It’s Wedding Time
It happens every summer. You know it’s coming, but the swarm surprises you nonetheless.
They show up on your doorstep. On your company bulletin board. Dropping on your kitchen table, begging for attention. They hide as bookmarks in your latest novel; breeding, it seems, like two wire hangers in an otherwise empty closet.
And so how many wedding invitations have you gotten this year?
A bunch, I’ll bet, but why watch yet another white-clad woman walk to her wedding? In the new book “It’s Our Day” by Katherine Jellison, you’ll say “I do” to reading about America’s love for all things bridal.
In the aftermath of Hurricane Katrina, amid all the pleas for help, shelter and homes for displaced pets, someone organized a pipeline for brides. All those future-Mrs. lost their dresses in the flood, and while basic necessities were obviously the most import, having a beautiful dress and lacy veil in which to wed were a close second in many betrothed minds.
Why do we cherish the idea of a formal white gown? Why do so many women long for a Cinderella-princess wedding? Jellison says we’ve been conditioned to want it, even though weddings weren’t always this way.
In the years preceding the Depression, wedding gowns were simple, often utilitarian and often homemade. Queen Victoria was the first to wear a white wedding gown, but from her 1840 ceremony until after the Depression, only brides from well-off families could afford the frivolity of a white dress they’d wear just once.
Once incomes rose, middle-class brides had money to spend and were willing to become avowed consumers. As families used weddings to confirm their middle-class-ness (or to announce their “arrival” to affluence), the popularity of elaborate gowns grew and never wavered.
Since World War II (the years in which Jellison starts her examination of weddings), through the 1950s (and pastel bridesmaids’ dresses), 1960s, (when mini-gowns vied for popularity with “traditional” dresses), the 1970s (when feminism made weddings seem anachronistic and quaint), the 1980s (skyrocketing divorce rates), and beyond (think: “Who Wants to Marry a Millionaire?”) women marched down the aisle clad in lace and vowing that “being a princess” was their wedding day dream.

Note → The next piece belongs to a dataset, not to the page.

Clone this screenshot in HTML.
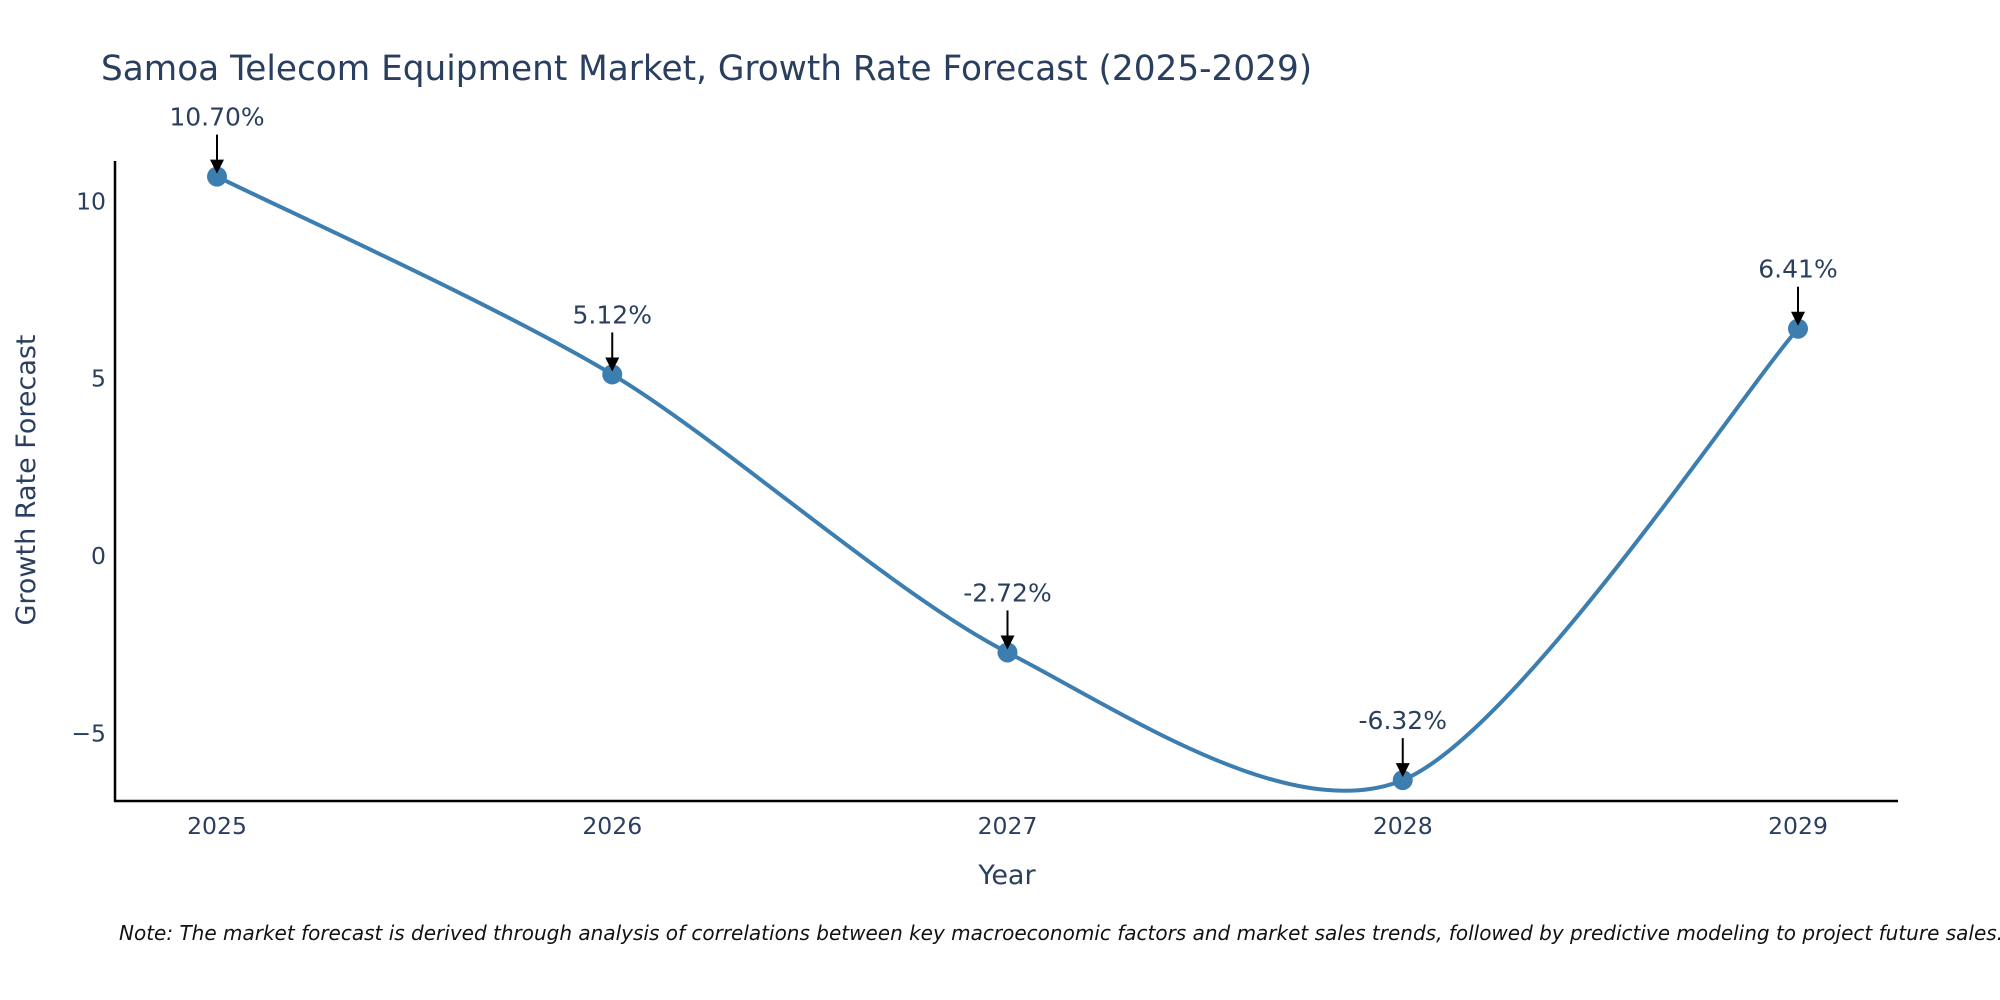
<!DOCTYPE html>
<html><head><meta charset="utf-8"><style>
html,body{margin:0;padding:0;background:#fff;width:2000px;height:1000px;overflow:hidden}
svg{display:block;font-family:"DejaVu Sans","Liberation Sans",sans-serif}
</style></head><body>
<svg id="chart" width="2000" height="1000" viewBox="0 0 2000 1000">
<text x="101" y="80" font-size="34.3" fill="#2a3f5f">Samoa Telecom Equipment Market, Growth Rate Forecast (2025-2029)</text>
<g id="yticks"></g>
<g id="xticks"></g>
<line x1="115" y1="161" x2="115" y2="802" stroke="#000" stroke-width="2.5"/>
<line x1="114" y1="801" x2="1898" y2="801" stroke="#000" stroke-width="2.5"/>
<path id="curve" fill="none" stroke="#3d7eb0" stroke-width="4"/>
<g id="marks"></g>
<g id="annos"></g>
<text x="1007" y="884" font-size="27" fill="#2a3f5f" text-anchor="middle">Year</text>
<text transform="translate(35,480) rotate(-90)" font-size="27" fill="#2a3f5f" text-anchor="middle">Growth Rate Forecast</text>
<text x="119" y="940" font-size="20" font-style="italic" fill="#111">Note: The market forecast is derived through analysis of correlations between key macroeconomic factors and market sales trends, followed by predictive modeling to project future sales.</text>
</svg>
<script>
const years = [2025, 2026, 2027, 2028, 2029];
const growth = [10.70, 5.12, -2.72, -6.32, 6.41];
const yTickValues = [-5, 0, 5, 10];
const yTickLabels = ["\u22125", "0", "5", "10"];

const NS = "http://www.w3.org/2000/svg";
function xScale(v){ return 217 + (v - 2025) * 395.25; }
function yScale(v){ return 556 - v * 35.46; }
function mk(tag, attrs, parent){
  const e = document.createElementNS(NS, tag);
  for (const k in attrs) e.setAttribute(k, attrs[k]);
  parent.appendChild(e);
  return e;
}
const yt = document.getElementById('yticks');
yTickValues.forEach((v, i) => {
  const t = mk('text', {x: 106, y: yScale(v) + 8, 'font-size': 23.5, fill: '#2a3f5f', 'text-anchor': 'end'}, yt);
  t.textContent = yTickLabels[i];
  
  
});
const xt = document.getElementById('xticks');
years.forEach(y => {
  const t = mk('text', {x: xScale(y), y: 834, 'font-size': 23.5, fill: '#2a3f5f', 'text-anchor': 'middle'}, xt);
  t.textContent = String(y);
  
  
});
const pts = years.map((y, i) => [xScale(y), yScale(growth[i])]);
let d = 'M' + pts[0][0] + ',' + pts[0][1];
for (let i = 0; i < pts.length - 1; i++) {
  const p0 = pts[Math.max(0, i - 1)], p1 = pts[i], p2 = pts[i + 1], p3 = pts[Math.min(pts.length - 1, i + 2)];
  const k = 7;
  const c1 = [p1[0] + (p2[0] - p0[0]) / k, p1[1] + (p2[1] - p0[1]) / k];
  const c2 = [p2[0] - (p3[0] - p1[0]) / k, p2[1] - (p3[1] - p1[1]) / k];
  d += ' C' + c1.join(',') + ' ' + c2.join(',') + ' ' + p2.join(',');
}
document.getElementById('curve').setAttribute('d', d);
const mg = document.getElementById('marks');
const ag = document.getElementById('annos');
pts.forEach((p, i) => {
  const c = mk('circle', {cx: p[0], cy: p[1], r: 10, fill: '#3d7eb0'}, mg);
  
  
  mk('line', {x1: p[0], y1: p[1] - 42, x2: p[0], y2: p[1] - 16, stroke: '#000', 'stroke-width': 2}, ag);
  const a = mk('path', {d: `M${p[0]-7},${p[1]-17} L${p[0]+7},${p[1]-17} L${p[0]},${p[1]-3} Z`, fill: '#000'}, ag);
  
  
  const t = mk('text', {x: p[0], y: p[1] - 51, 'font-size': 25, fill: '#2a3f5f', 'text-anchor': 'middle'}, ag);
  t.textContent = growth[i].toFixed(2) + '%';
  
  
});
</script>
</body></html>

Are you looking for a bridal planner that will help you with your storybook wedding? If so, look elsewhere. This book isn’t going to give you Happily Ever After, but it will make you understand why you’re feeling pressure to get it.
While “It’s Our Day” is sometimes a little dry, author Katherine Jellison explains America’s obsession with The Perfect Gown and bride as icon. She discusses rising wedding costs, and how bridal gowns went from the useful-after-the-wedding frocks of great-grandma’s day to heirlooms that modern brides hope to pass on to their daughters (despite that the wedding industry wants nothing less). Jellison also examines weddings in African American families and same-sex unions.
If you cry at weddings, or if you’re curious about nuptials and brides, then scoop up this book. “It’s Our Day” is the perfect marriage between curiosity and ceremony.